> [Exercise]
From the listing below, copy only the lines from the line that contains "Convert this chart to Altair code." to the line that contains "0.002038], nice=False, zero=False)", counting those two lines as part of the copy.

> [Plotting code records]

--------------------

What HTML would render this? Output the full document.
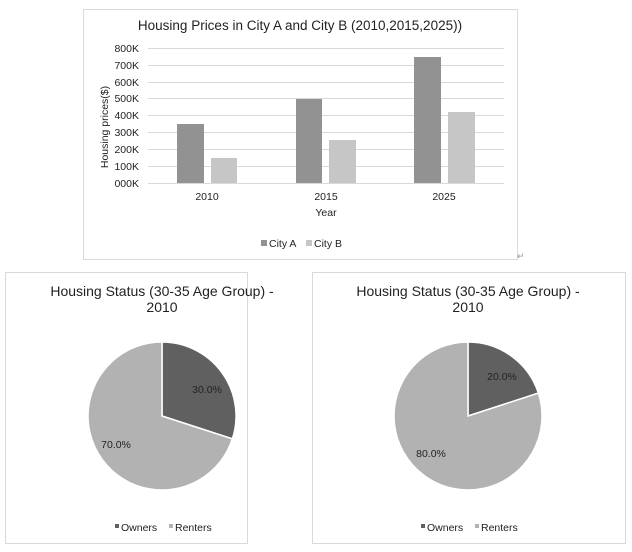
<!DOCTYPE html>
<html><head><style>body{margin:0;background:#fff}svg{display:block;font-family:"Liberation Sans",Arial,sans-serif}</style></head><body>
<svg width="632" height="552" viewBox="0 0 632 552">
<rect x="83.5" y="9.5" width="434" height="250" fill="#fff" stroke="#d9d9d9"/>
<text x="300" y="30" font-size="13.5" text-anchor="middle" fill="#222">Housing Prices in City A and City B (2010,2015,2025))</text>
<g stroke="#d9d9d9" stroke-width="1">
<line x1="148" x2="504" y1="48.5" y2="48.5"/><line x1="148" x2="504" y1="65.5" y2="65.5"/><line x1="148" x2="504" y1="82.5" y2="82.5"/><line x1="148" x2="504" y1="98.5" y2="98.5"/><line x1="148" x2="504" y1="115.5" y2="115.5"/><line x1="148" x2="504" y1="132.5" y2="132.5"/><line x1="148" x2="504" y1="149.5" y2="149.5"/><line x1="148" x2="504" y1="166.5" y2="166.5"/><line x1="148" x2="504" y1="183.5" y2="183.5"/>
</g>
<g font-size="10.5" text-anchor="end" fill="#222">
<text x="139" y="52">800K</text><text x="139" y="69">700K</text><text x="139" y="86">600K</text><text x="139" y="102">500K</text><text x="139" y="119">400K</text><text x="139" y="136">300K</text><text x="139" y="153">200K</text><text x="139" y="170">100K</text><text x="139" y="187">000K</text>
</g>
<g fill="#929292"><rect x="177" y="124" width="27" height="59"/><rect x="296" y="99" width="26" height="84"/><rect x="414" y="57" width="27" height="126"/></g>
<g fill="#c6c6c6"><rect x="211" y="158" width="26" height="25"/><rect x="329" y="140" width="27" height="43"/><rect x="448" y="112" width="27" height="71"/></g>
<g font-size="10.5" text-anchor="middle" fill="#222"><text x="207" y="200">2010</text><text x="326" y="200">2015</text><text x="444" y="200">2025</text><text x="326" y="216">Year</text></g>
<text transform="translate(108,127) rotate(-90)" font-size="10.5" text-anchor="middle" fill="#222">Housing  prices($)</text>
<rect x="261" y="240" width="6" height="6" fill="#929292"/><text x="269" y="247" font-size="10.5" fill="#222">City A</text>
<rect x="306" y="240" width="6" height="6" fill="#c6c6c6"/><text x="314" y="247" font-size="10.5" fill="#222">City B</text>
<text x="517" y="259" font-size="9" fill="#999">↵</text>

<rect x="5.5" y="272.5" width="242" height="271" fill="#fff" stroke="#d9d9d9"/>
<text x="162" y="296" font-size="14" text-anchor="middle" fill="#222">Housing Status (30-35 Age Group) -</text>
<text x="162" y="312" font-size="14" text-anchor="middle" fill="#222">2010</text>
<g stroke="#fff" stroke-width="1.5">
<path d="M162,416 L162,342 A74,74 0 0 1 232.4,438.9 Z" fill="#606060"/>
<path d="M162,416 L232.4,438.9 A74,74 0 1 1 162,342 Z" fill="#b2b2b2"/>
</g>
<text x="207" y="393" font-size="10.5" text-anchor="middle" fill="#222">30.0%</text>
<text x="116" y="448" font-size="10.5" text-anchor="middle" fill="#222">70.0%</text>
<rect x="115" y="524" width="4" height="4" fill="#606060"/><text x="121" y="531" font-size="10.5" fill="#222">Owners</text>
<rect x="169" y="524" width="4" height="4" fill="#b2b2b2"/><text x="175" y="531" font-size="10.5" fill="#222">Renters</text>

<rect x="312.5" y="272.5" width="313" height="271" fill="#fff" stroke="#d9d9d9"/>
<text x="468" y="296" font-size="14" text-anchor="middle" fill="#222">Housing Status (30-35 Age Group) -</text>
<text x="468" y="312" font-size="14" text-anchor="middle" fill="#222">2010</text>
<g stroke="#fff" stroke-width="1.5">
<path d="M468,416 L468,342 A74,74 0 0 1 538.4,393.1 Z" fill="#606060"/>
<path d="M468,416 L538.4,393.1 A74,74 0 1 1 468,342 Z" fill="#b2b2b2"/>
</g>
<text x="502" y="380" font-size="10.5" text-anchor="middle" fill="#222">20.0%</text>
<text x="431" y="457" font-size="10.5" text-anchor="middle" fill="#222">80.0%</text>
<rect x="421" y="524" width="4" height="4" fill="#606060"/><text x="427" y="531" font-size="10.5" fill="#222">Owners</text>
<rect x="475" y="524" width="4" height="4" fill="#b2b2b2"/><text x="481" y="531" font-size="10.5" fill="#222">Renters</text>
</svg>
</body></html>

--------------------

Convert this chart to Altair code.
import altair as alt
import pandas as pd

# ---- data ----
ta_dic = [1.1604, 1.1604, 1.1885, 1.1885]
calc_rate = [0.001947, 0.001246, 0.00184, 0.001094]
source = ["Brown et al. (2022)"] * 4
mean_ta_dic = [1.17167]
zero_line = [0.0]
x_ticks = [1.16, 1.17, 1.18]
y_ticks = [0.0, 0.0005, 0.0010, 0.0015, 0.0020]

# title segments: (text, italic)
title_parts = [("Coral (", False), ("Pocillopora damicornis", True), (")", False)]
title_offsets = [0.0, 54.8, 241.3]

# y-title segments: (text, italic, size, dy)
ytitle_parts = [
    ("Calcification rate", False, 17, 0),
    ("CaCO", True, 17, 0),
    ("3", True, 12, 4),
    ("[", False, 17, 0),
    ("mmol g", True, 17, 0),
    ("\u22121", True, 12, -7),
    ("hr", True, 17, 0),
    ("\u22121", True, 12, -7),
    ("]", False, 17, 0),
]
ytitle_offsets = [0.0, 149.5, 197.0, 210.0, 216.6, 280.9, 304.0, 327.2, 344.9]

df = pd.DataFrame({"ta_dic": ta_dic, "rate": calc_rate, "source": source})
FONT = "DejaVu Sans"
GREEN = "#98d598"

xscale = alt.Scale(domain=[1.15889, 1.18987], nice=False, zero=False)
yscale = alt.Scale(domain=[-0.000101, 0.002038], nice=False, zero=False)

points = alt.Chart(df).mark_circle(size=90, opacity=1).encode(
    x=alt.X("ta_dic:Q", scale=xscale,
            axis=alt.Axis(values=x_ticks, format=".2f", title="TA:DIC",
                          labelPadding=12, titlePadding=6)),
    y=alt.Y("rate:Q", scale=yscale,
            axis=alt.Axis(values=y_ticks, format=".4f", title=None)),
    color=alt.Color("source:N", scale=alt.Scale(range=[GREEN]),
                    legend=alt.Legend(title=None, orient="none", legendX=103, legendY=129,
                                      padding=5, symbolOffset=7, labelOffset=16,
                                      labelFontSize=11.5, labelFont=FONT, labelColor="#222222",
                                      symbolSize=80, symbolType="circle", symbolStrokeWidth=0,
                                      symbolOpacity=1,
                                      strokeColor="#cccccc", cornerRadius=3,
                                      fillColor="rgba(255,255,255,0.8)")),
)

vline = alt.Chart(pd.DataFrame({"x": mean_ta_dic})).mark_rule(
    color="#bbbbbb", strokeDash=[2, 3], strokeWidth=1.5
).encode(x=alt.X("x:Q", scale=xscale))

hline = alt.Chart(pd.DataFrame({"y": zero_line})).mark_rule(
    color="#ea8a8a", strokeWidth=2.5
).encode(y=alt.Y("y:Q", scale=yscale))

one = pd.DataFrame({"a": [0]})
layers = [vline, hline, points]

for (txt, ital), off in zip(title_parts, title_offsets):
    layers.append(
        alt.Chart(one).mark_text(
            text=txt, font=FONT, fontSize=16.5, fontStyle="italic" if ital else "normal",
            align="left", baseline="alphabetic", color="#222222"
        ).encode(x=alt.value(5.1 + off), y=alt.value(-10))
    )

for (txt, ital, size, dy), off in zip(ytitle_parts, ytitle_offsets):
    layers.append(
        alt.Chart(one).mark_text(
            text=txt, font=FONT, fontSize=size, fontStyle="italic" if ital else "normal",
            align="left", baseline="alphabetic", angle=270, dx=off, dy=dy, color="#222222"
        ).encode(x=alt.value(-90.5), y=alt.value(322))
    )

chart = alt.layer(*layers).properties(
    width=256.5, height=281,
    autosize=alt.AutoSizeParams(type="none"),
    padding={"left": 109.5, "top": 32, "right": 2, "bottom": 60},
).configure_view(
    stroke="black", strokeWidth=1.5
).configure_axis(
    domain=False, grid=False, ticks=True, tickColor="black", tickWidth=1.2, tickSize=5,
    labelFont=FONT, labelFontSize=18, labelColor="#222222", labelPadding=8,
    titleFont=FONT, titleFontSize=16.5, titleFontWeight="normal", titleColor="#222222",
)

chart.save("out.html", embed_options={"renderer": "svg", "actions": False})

--------------------

> [Result of the task]
Convert this chart to Altair code.
import altair as alt
import pandas as pd

# ---- data ----
ta_dic = [1.1604, 1.1604, 1.1885, 1.1885]
calc_rate = [0.001947, 0.001246, 0.00184, 0.001094]
source = ["Brown et al. (2022)"] * 4
mean_ta_dic = [1.17167]
zero_line = [0.0]
x_ticks = [1.16, 1.17, 1.18]
y_ticks = [0.0, 0.0005, 0.0010, 0.0015, 0.0020]

# title segments: (text, italic)
title_parts = [("Coral (", False), ("Pocillopora damicornis", True), (")", False)]
title_offsets = [0.0, 54.8, 241.3]

# y-title segments: (text, italic, size, dy)
ytitle_parts = [
    ("Calcification rate", False, 17, 0),
    ("CaCO", True, 17, 0),
    ("3", True, 12, 4),
    ("[", False, 17, 0),
    ("mmol g", True, 17, 0),
    ("\u22121", True, 12, -7),
    ("hr", True, 17, 0),
    ("\u22121", True, 12, -7),
    ("]", False, 17, 0),
]
ytitle_offsets = [0.0, 149.5, 197.0, 210.0, 216.6, 280.9, 304.0, 327.2, 344.9]

df = pd.DataFrame({"ta_dic": ta_dic, "rate": calc_rate, "source": source})
FONT = "DejaVu Sans"
GREEN = "#98d598"

xscale = alt.Scale(domain=[1.15889, 1.18987], nice=False, zero=False)
yscale = alt.Scale(domain=[-0.000101, 0.002038], nice=False, zero=False)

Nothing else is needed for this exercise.